Existing Housing Stock Is Inadequate

  • The shortage of affordable housing is an overarching concern. Portland’s limited affordable housing supply is insufficient to meet swelling demand.
  • There is a mismatch in East Portland’s built environment between family sizes and apartment sizes. East Portland was developed largely during a time when small households and young families lived in apartments before purchasing homes. With an increasingly out-of-reach homeownership market, more families are staying in apartments instead of purchasing homes as their families grow. Additionally, there is a dearth of large dwelling units in Portland because it’s cheaper to build smaller units; larger units don’t command high enough rent to justify their upfront costs.
  • The City’s rental housing inspections program is effective but inadequately funded. Many of the apartment complexes surveyed as part of this project had multiple building code violations. This finding underscores the importance of using the Bureau of Development Services’ housing inspections program to address basic health and safety concerns in apartment complexes. Despite the need, there is a lack of inspectors and funding for the program. The inspection program, particularly the enhanced inspection model, must be supported to ensure healthy living standards for all households.

Next steps

In response to the challenge of integrating health-related amenities in multifamily rental housing, the City of Portland is exploring a more holistic approach to site design standards. This will require a thoughtful balance between competing demands for site area — maximum lot coverage, stormwater management facilities, recreation and garden space, and parking, in addition to other elements like setback and circulation requirements.

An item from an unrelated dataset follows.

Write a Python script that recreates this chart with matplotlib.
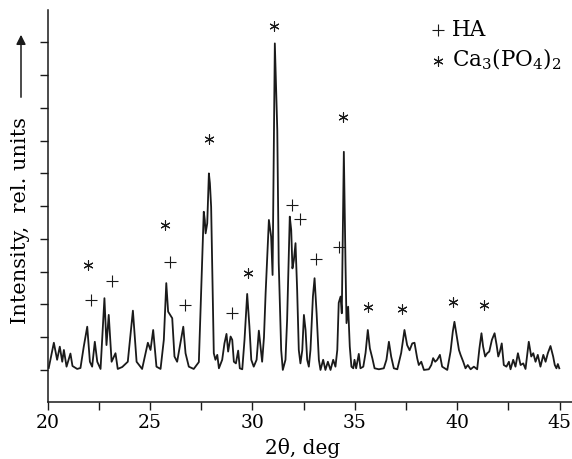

As part of the City of Portland’s 20-year update of its zoning code, which guides development of residential property, the City will more fully investigate how the different elements of site design can be more holistically integrated.

As the City sets policy direction, it will be important to create healthier housing opportunities without displacing current residents and pricing vulnerable people out. The unique challenges of East Portland call for a neighborhood-based approach that works with the existing strengths of the community to create sustained benefits for residents.